Screen time linked to kids' extra weight gain

December 2, 2013 in Nutrition for Children and Teenagers, Nutrition Topics in the News, Weight Management

Screen time linked to kids' extra weight gain

Children and teenagers who spend plenty of time in front of screens - especially televisions - tend to gain more weight as they age, according to a new study.

The findings are consistent with research suggesting that idle sitting and exposure to advertisements may fuel poor eating habits. Most U.S. and Canadian kids exceed the recommended two-hour maximum per day.

Researchers used data from a long-term study of kids who took surveys every other year. The surveys included questions about their height and weight as well as how much time they spent watching TV and DVDs and playing computer and video games. Kids were between ages nine and 16 when the study started.
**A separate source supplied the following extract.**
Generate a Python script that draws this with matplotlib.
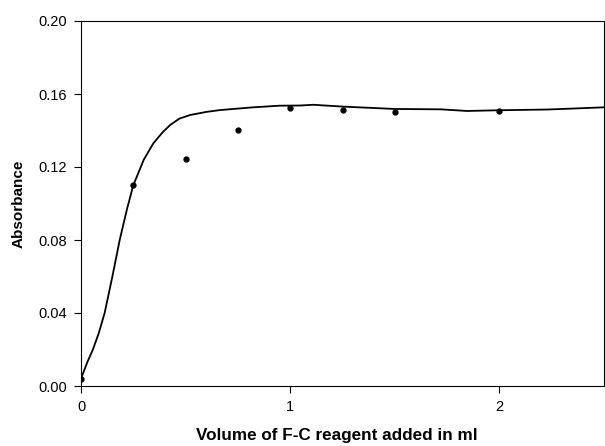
import numpy as np
import matplotlib.pyplot as plt

plt.rcParams['font.family'] = ['Liberation Sans', 'DejaVu Sans']

## Measured points
vol_pts = [0.0, 0.25, 0.5, 0.75, 1.0, 1.25, 1.5, 2.0]
abs_pts = [0.004, 0.110, 0.1244, 0.1403, 0.1522, 0.1515, 0.1504, 0.1505]

## Fitted curve
vol_fit = [0.0, 0.03, 0.057, 0.085, 0.113, 0.15, 0.185, 0.22, 0.25, 0.30,
           0.346, 0.39, 0.426, 0.47, 0.522, 0.60, 0.665, 0.823, 0.95, 1.05,
           1.11, 1.25, 1.50, 1.72, 1.845, 2.0, 2.23, 2.39, 2.5]
abs_fit = [0.004, 0.013, 0.020, 0.029, 0.040, 0.060, 0.080, 0.097, 0.110, 0.124,
           0.133, 0.139, 0.143, 0.1465, 0.1485, 0.1502, 0.1512, 0.1527, 0.1536, 0.1537,
           0.1541, 0.1531, 0.1518, 0.1516, 0.1507, 0.1511, 0.1515, 0.1522, 0.1527]

fig = plt.figure(figsize=(6.05, 4.46), dpi=100)
ax = fig.add_axes([81 / 605, 60 / 446, 523 / 605, 365 / 446])

ax.plot(vol_fit, abs_fit, color='black', lw=1.3)
ax.plot(vol_pts, abs_pts, 'o', color='black', ms=3.5)

ax.set_xlim(0, 2.5)
ax.set_ylim(0, 0.2)
ax.set_xticks([0, 1, 2])
ax.set_xticklabels(['0', '1', '2'])
ax.set_yticks([0, 0.04, 0.08, 0.12, 0.16, 0.20])
ax.set_yticklabels(['0.00', '0.04', '0.08', '0.12', '0.16', '0.20'])
ax.tick_params(direction='out', length=5, width=0.8, labelsize=10.5, pad=5)

ax.set_xlabel('Volume of F-C reagent added in ml', fontsize=12.3, fontweight='bold')
ax.xaxis.set_label_coords(0.49, -0.115)
ax.set_ylabel('Absorbance', fontsize=11, fontweight='bold')
ax.yaxis.set_label_coords(-0.105, 0.5)

for s in ax.spines.values():
    s.set_linewidth(0.8)

fig.savefig('out.png', dpi=100)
Out of about 4,300 girls in the study, 17 percent were overweight or obese. Twenty-four percent of the 3,500 boys were also above a healthy weight.

From one survey to the next, each one-hour increase in children's daily TV watching was tied to an increase of about 0.1 points on a body mass index (BMI) scale, which measures weight in relation to height. That's a difference of approximately half a pound per extra hour of TV.

Increases in total screen time between survey periods were linked with similar but smaller changes in BMI.

Increases in DVD and video watching were tied to weight gain among girls, in particular.

When kids watch TV, "There is more purposeful, deliberate exposure to eating options, commercials that come on that might cue you to go off to the pantry and grab a cookie or a soft drink," experts say.